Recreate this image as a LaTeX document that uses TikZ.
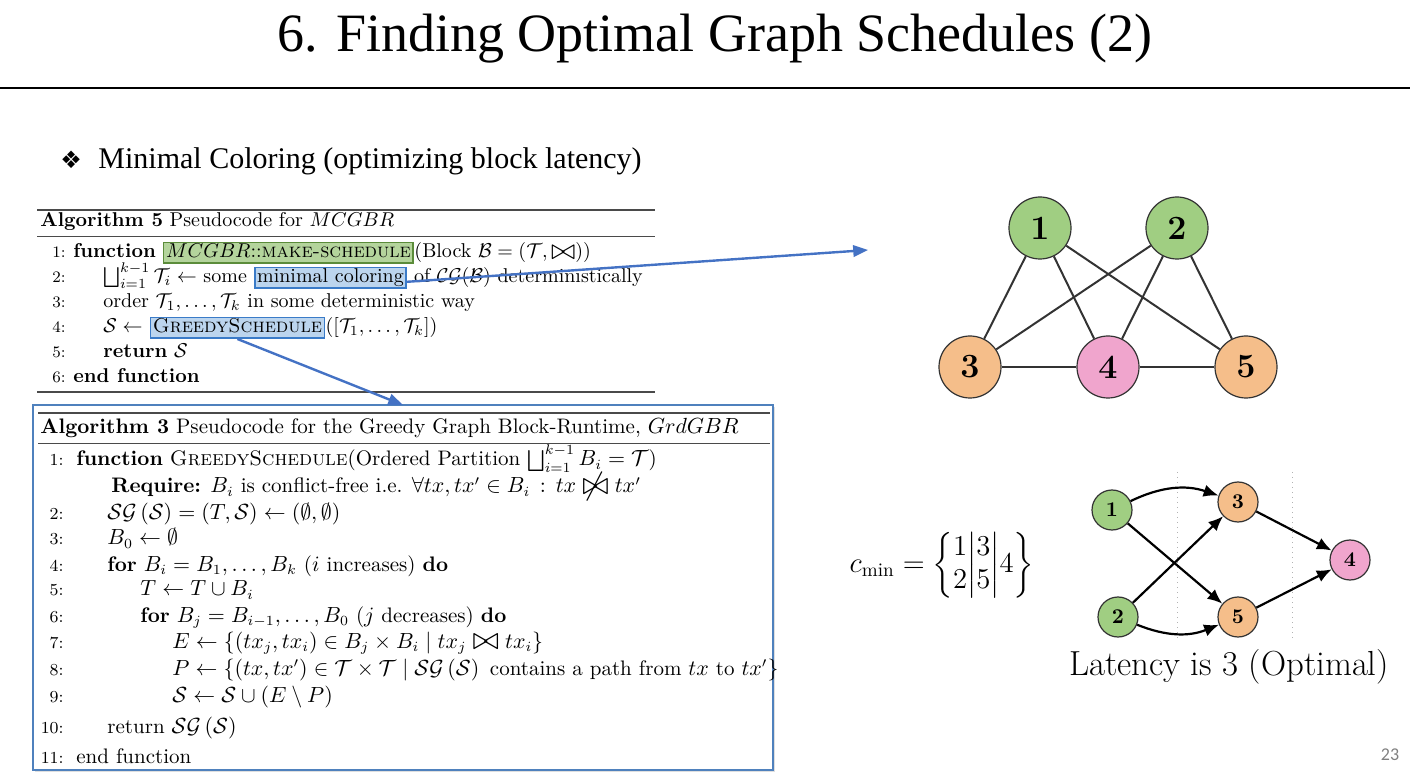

++++

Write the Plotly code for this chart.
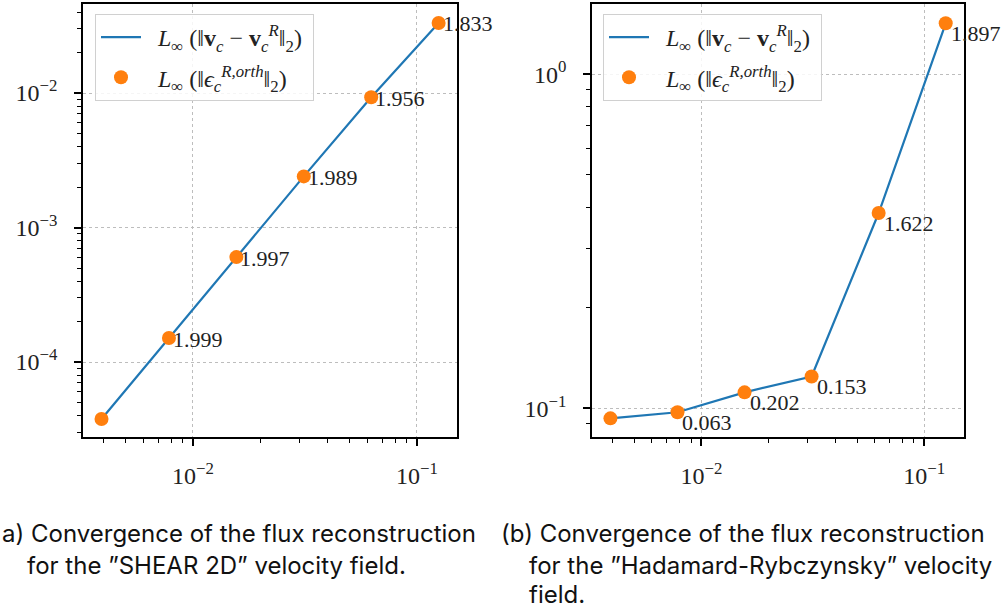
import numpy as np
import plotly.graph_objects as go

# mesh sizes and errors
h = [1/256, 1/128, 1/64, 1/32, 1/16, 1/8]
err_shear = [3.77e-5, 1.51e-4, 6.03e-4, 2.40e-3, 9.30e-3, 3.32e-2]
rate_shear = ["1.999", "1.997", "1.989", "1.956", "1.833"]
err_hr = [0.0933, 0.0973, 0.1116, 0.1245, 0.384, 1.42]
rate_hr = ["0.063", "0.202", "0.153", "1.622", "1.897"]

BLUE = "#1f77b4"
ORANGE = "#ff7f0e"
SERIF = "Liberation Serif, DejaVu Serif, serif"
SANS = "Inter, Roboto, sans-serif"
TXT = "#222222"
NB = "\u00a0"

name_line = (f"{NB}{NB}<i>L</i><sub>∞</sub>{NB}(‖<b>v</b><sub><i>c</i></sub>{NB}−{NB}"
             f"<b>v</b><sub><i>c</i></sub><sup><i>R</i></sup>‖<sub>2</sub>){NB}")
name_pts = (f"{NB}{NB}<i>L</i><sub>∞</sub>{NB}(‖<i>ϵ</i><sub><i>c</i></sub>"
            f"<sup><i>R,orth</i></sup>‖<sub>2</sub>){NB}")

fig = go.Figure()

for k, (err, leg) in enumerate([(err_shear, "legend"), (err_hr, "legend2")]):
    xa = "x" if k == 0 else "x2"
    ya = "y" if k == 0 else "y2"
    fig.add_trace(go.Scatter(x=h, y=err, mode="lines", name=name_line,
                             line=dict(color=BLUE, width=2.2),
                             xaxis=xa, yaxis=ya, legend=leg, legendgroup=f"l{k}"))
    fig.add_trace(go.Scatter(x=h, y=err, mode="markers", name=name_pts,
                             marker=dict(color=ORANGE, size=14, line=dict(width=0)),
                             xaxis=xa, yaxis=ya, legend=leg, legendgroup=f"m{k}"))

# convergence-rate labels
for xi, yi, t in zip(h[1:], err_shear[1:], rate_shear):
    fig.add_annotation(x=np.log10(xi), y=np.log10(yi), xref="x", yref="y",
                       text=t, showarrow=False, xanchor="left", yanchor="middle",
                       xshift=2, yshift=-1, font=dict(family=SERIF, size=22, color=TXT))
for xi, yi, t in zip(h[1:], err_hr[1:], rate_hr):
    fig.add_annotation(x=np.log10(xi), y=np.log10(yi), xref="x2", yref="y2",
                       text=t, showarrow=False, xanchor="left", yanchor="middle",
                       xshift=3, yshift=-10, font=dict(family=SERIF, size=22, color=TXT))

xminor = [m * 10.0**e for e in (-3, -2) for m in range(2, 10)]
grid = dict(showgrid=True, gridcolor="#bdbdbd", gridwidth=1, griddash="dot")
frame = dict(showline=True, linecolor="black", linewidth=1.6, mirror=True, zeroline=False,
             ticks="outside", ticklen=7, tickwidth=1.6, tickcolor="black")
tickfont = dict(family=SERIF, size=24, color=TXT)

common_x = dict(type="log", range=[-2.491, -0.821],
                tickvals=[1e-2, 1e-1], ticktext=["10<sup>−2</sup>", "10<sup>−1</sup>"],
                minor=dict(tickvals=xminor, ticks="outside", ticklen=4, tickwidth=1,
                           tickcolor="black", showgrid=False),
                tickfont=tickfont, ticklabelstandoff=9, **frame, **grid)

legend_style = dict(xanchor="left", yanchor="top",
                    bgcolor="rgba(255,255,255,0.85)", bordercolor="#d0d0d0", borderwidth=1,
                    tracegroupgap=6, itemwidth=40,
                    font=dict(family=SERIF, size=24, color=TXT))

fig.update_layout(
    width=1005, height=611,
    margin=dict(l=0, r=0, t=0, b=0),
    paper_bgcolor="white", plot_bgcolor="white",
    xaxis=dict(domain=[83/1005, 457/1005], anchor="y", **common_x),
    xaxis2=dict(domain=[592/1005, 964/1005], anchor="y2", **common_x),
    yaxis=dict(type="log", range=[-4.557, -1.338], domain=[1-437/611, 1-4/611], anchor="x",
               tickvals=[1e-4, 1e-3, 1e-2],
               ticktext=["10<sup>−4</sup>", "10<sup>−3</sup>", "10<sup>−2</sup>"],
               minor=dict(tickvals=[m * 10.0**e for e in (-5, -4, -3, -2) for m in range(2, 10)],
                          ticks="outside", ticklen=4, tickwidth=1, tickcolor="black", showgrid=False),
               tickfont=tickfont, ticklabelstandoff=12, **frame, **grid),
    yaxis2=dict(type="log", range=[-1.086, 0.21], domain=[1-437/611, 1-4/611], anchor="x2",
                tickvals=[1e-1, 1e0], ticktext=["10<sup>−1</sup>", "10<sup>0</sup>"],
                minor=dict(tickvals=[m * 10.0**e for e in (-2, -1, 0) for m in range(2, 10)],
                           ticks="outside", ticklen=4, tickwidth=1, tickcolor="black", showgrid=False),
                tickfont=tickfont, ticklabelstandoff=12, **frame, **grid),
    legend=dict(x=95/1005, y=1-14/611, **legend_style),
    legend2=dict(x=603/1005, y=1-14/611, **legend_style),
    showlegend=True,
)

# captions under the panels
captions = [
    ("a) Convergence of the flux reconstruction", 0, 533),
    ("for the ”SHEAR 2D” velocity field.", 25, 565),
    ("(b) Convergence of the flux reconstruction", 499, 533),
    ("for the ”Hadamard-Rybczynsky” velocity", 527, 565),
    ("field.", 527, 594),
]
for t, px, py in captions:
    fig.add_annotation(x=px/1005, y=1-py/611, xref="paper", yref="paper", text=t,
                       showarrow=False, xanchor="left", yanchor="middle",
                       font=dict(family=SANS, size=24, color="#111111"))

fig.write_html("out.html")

++++

PROBLEM TO WORK ON:
Leave out the pictures and give again exactly the lines from the one with "Write the Plotly code for this chart." through the one with "import plotly.graph_objects as go", and no others.

OUTPUT OF THE EXERCISE:
Write the Plotly code for this chart.
import numpy as np
import plotly.graph_objects as go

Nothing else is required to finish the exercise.